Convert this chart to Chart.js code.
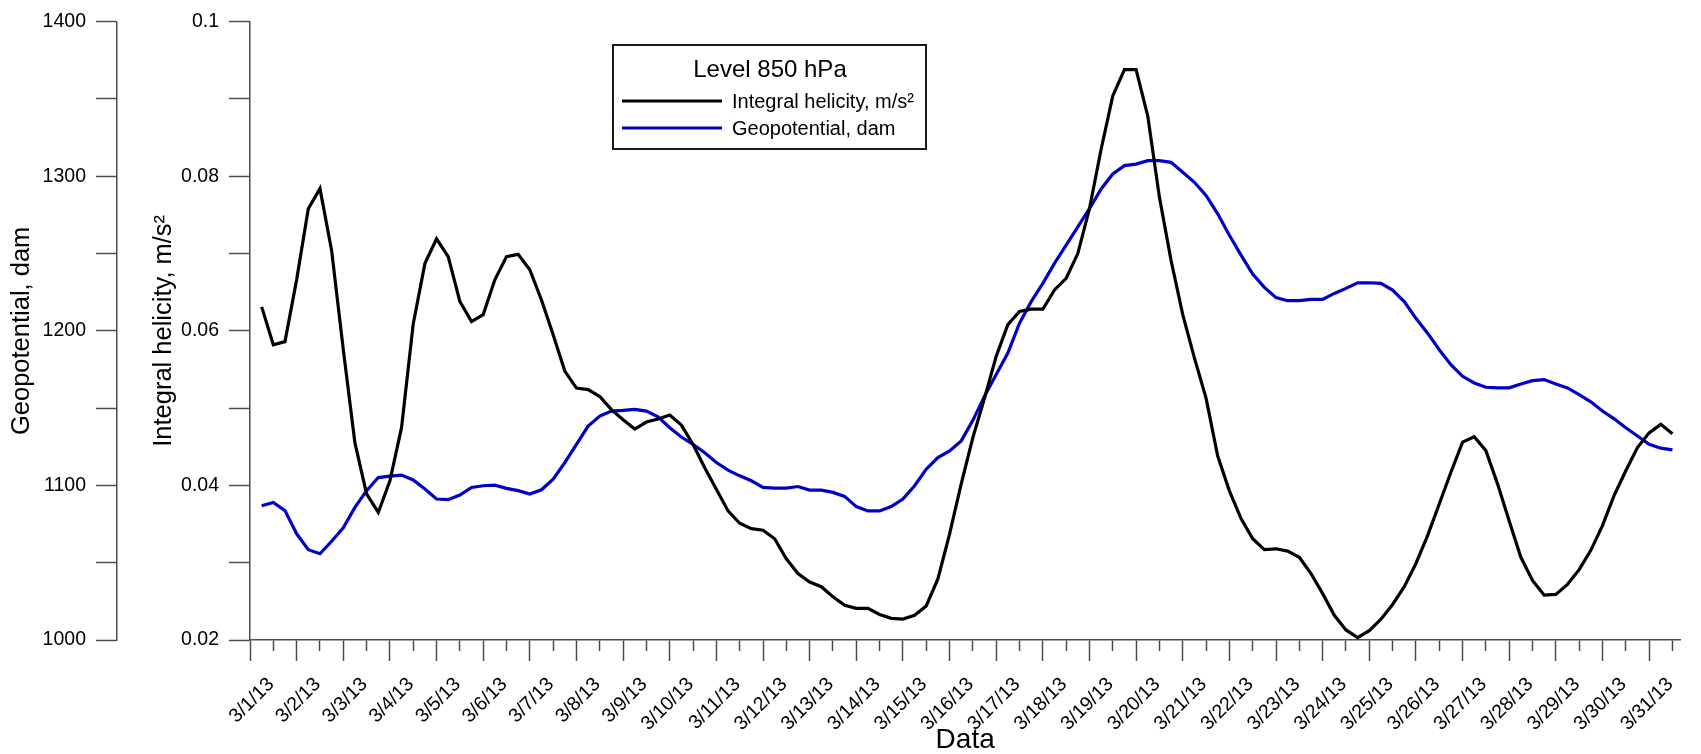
<!DOCTYPE html>
<html>
<head>
<meta charset="utf-8">
<script src="https://cdn.jsdelivr.net/npm/chart.js@4"></script>
<style>
  html, body { margin: 0; padding: 0; background: #fff; }
  #wrap { width: 1701px; height: 754px; }
</style>
</head>
<body>
<div id="wrap"><canvas id="chart" width="1701" height="754"></canvas></div>
<script>
// day labels on the x axis (one per day)
const dayLabels = ['3/1/13', '3/2/13', '3/3/13', '3/4/13', '3/5/13', '3/6/13', '3/7/13', '3/8/13',
  '3/9/13', '3/10/13', '3/11/13', '3/12/13', '3/13/13', '3/14/13', '3/15/13', '3/16/13', '3/17/13',
  '3/18/13', '3/19/13', '3/20/13', '3/21/13', '3/22/13', '3/23/13', '3/24/13', '3/25/13', '3/26/13',
  '3/27/13', '3/28/13', '3/29/13', '3/30/13', '3/31/13'];

// 6-hourly samples, first one at 3/1 06h (day 0.25)
const firstSample = 0.25;
const sampleStep = 0.25;

// Integral helicity, m/s2
const helicity = [
  0.0631, 0.0582, 0.0586, 0.0666, 0.0758, 0.0784, 0.0704, 0.0576,
  0.0455, 0.0389, 0.0365, 0.0406, 0.0475, 0.0609, 0.0687, 0.0719,
  0.0696, 0.0638, 0.0612, 0.0621, 0.0666, 0.0696, 0.0699, 0.0679,
  0.0640, 0.0595, 0.0548, 0.0526, 0.0524, 0.0515, 0.0498, 0.0485,
  0.0473, 0.0482, 0.0486, 0.0491, 0.0478, 0.0453, 0.0423, 0.0395,
  0.0367, 0.0351, 0.0344, 0.0342, 0.0331, 0.0305, 0.0286, 0.0275,
  0.0269, 0.0256, 0.0245, 0.0241, 0.0241, 0.0233, 0.0228, 0.0227,
  0.0232, 0.0244, 0.0279, 0.0337, 0.0402, 0.0462, 0.0513, 0.0567,
  0.0608, 0.0625, 0.0628, 0.0628, 0.0653, 0.0668, 0.0700, 0.0758,
  0.0835, 0.0904, 0.0938, 0.0938, 0.0878, 0.0773, 0.0691, 0.0621,
  0.0565, 0.0513, 0.0438, 0.0393, 0.0357, 0.0331, 0.0317, 0.0318,
  0.0315, 0.0307, 0.0286, 0.0260, 0.0232, 0.0213, 0.0203, 0.0212,
  0.0227, 0.0246, 0.0269, 0.0299, 0.0335, 0.0376, 0.0417, 0.0456,
  0.0463, 0.0445, 0.0402, 0.0354, 0.0307, 0.0277, 0.0258, 0.0259,
  0.0272, 0.0291, 0.0316, 0.0348, 0.0387, 0.0419, 0.0449, 0.0468,
  0.0479, 0.0467
];

// Geopotential, dam
const geopotential = [
  1086.9, 1089.0, 1083.7, 1068.7, 1058.4, 1055.8, 1063.9, 1072.6,
  1085.8, 1096.6, 1105.1, 1106.0, 1106.7, 1103.5, 1097.7, 1091.2,
  1090.8, 1093.8, 1098.7, 1099.8, 1100.2, 1098.1, 1096.6, 1094.4,
  1097.2, 1104.1, 1114.8, 1126.6, 1138.4, 1144.9, 1148.1, 1148.5,
  1149.2, 1148.1, 1144.4, 1137.3, 1131.3, 1126.6, 1121.2, 1114.8,
  1109.9, 1106.2, 1103.0, 1098.7, 1098.3, 1098.3, 1099.3, 1097.0,
  1097.0, 1095.5, 1092.9, 1086.3, 1083.5, 1083.5, 1086.3, 1091.2,
  1099.8, 1110.5, 1118.0, 1122.3, 1128.8, 1142.1, 1157.7, 1171.7,
  1185.6, 1204.9, 1218.9, 1230.7, 1243.6, 1255.4, 1267.2, 1279.0,
  1291.8, 1301.5, 1306.9, 1307.9, 1310.1, 1310.1, 1309.0, 1302.6,
  1296.1, 1287.6, 1275.7, 1261.8, 1249.0, 1236.7, 1228.1, 1221.5,
  1219.5, 1219.5, 1220.4, 1220.4, 1224.2, 1227.5, 1231.1, 1231.1,
  1230.7, 1226.4, 1218.9, 1208.1, 1198.5, 1187.8, 1178.1, 1170.6,
  1166.3, 1163.5, 1163.1, 1163.1, 1165.6, 1167.8, 1168.5, 1165.6,
  1163.1, 1158.8, 1154.1, 1148.1, 1143.1, 1137.3, 1132.0, 1126.6,
  1124.1, 1123.0
];

const FONT = "'Liberation Sans', Arial, sans-serif";
const AXIS = '#4d4d4d';

function toPoints(arr) {
  return arr.map((v, i) => ({ x: firstSample + i * sampleStep, y: v }));
}

function isWhole(v) {
  return Math.abs(v - Math.round(v)) < 1e-6;
}

// legend box drawn inside the plot
const boxLegend = {
  id: 'boxLegend',
  afterDraw(chart) {
    const ctx = chart.ctx;
    ctx.save();
    ctx.strokeStyle = '#1a1a1a';
    ctx.lineWidth = 2;
    ctx.strokeRect(613, 45, 313, 104);
    ctx.fillStyle = '#000';
    ctx.textBaseline = 'middle';
    ctx.textAlign = 'center';
    ctx.font = '24px ' + FONT;
    ctx.fillText('Level 850 hPa', 770, 70);
    ctx.textAlign = 'left';
    ctx.font = '20px ' + FONT;
    const rows = [101, 128];
    chart.data.datasets.forEach((ds, i) => {
      ctx.strokeStyle = ds.borderColor;
      ctx.lineWidth = 3;
      ctx.beginPath();
      ctx.moveTo(622, rows[i]);
      ctx.lineTo(722, rows[i]);
      ctx.stroke();
      ctx.fillText(ds.label, 732, rows[i] + 1);
    });
    ctx.restore();
  }
};

new Chart(document.getElementById('chart'), {
  type: 'line',
  data: {
    datasets: [
      {
        label: 'Integral helicity, m/s²',
        data: toPoints(helicity),
        yAxisID: 'yh',
        borderColor: '#000000',
        borderWidth: 3.2,
        pointRadius: 0,
        tension: 0
      },
      {
        label: 'Geopotential, dam',
        data: toPoints(geopotential),
        yAxisID: 'yg',
        borderColor: '#0000c8',
        borderWidth: 3.2,
        pointRadius: 0,
        tension: 0
      }
    ]
  },
  options: {
    responsive: false,
    animation: false,
    layout: { padding: { top: 19, right: 5, bottom: 0, left: 0 } },
    plugins: {
      legend: { display: false },
      tooltip: { enabled: false }
    },
    scales: {
      x: {
        type: 'linear',
        min: 0,
        max: 30.67,
        border: { color: AXIS, width: 1.5 },
        grid: {
          drawOnChartArea: false,
          tickLength: 21,
          tickColor: AXIS,
          tickWidth: 1.5,
          tickBorderDash: (c) => (c.tick && isWhole(c.tick.value)) ? [] : [10.5, 200]
        },
        ticks: {
          stepSize: 0.5,
          includeBounds: false,
          autoSkip: false,
          maxRotation: 45,
          minRotation: 45,
          labelOffset: 21,
          padding: 12,
          color: '#000',
          font: { family: FONT, size: 19.5 },
          callback: (v) => isWhole(v) ? dayLabels[Math.round(v)] : ''
        },
        title: {
          display: true,
          text: 'Data',
          color: '#000',
          font: { family: FONT, size: 28, lineHeight: 1 },
          padding: { top: 0, bottom: 0 }
        },
        afterFit: (s) => { s.height = 114; }
      },
      yg: {
        position: 'left',
        weight: 1,
        min: 1000,
        max: 1400,
        border: { color: AXIS, width: 1.5 },
        grid: { drawOnChartArea: false, tickLength: 21, tickColor: AXIS, tickWidth: 1.5 },
        ticks: {
          stepSize: 50,
          padding: 10,
          color: '#000',
          font: { family: FONT, size: 19.5 },
          callback: (v) => (Math.round(v) % 100 === 0) ? String(Math.round(v)) : ''
        },
        title: {
          display: true,
          text: 'Geopotential, dam',
          color: '#000',
          font: { family: FONT, size: 25.5 },
          padding: { top: 7, bottom: 0 }
        },
        afterFit: (s) => { s.width = 117; }
      },
      yh: {
        position: 'left',
        weight: 0,
        min: 0.02,
        max: 0.1,
        border: { color: AXIS, width: 1.5 },
        grid: { drawOnChartArea: false, tickLength: 21, tickColor: AXIS, tickWidth: 1.5 },
        ticks: {
          stepSize: 0.01,
          padding: 10,
          color: '#000',
          font: { family: FONT, size: 19.5 },
          callback: (v) => (Math.round(v * 100) % 2 === 0) ? String(+v.toFixed(2)) : ''
        },
        title: {
          display: true,
          text: 'Integral helicity, m/s²',
          color: '#000',
          font: { family: FONT, size: 25.5 },
          padding: { top: 32, bottom: 0 }
        },
        afterFit: (s) => { s.width = 133; }
      }
    }
  },
  plugins: [boxLegend]
});
</script>
</body>
</html>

**Task:** Pictures stay out. Print the data exactly, from its first line through the line containing "const sampleStep = 0.25;".

**Solution for this exercise:**
Convert this chart to Chart.js code.
<!DOCTYPE html>
<html>
<head>
<meta charset="utf-8">
<script src="https://cdn.jsdelivr.net/npm/chart.js@4"></script>
<style>
  html, body { margin: 0; padding: 0; background: #fff; }
  #wrap { width: 1701px; height: 754px; }
</style>
</head>
<body>
<div id="wrap"><canvas id="chart" width="1701" height="754"></canvas></div>
<script>
// day labels on the x axis (one per day)
const dayLabels = ['3/1/13', '3/2/13', '3/3/13', '3/4/13', '3/5/13', '3/6/13', '3/7/13', '3/8/13',
  '3/9/13', '3/10/13', '3/11/13', '3/12/13', '3/13/13', '3/14/13', '3/15/13', '3/16/13', '3/17/13',
  '3/18/13', '3/19/13', '3/20/13', '3/21/13', '3/22/13', '3/23/13', '3/24/13', '3/25/13', '3/26/13',
  '3/27/13', '3/28/13', '3/29/13', '3/30/13', '3/31/13'];

// 6-hourly samples, first one at 3/1 06h (day 0.25)
const firstSample = 0.25;
const sampleStep = 0.25;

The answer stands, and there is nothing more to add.